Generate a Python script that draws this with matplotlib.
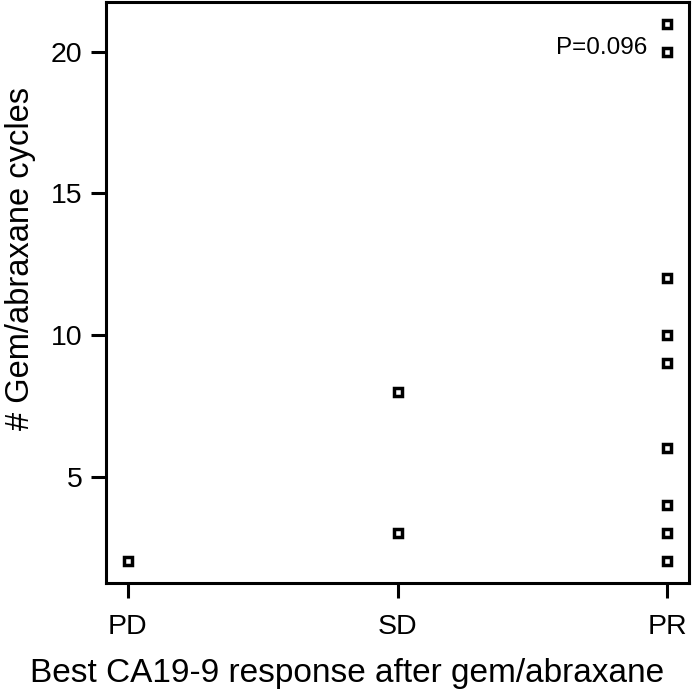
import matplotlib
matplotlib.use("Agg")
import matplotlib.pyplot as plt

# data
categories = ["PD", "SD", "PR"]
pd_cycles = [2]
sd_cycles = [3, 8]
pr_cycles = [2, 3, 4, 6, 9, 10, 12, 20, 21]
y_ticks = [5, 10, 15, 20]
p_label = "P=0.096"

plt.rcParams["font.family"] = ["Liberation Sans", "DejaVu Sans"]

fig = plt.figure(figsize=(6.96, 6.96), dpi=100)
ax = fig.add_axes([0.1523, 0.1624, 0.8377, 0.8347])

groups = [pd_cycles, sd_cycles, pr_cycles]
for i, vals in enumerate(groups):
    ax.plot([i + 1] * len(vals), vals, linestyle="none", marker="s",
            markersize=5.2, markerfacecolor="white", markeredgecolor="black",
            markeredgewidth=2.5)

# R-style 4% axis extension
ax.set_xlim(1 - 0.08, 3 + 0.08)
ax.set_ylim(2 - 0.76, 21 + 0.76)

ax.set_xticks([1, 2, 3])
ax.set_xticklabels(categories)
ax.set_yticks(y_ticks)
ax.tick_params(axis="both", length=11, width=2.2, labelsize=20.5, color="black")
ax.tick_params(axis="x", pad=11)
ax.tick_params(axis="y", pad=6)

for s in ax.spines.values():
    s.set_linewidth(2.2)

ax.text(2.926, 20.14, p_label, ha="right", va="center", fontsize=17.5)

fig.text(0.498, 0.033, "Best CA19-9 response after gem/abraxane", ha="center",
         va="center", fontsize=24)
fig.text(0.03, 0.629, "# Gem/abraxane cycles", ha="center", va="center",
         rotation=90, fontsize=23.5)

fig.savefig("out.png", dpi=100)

++++++

**GOAL:**
Write out nothing but the lines from the start of the data through the line with "import matplotlib.pyplot as plt". Leave out the pictures.

**WORKED ANSWER:**
Generate a Python script that draws this with matplotlib.
import matplotlib
matplotlib.use("Agg")
import matplotlib.pyplot as plt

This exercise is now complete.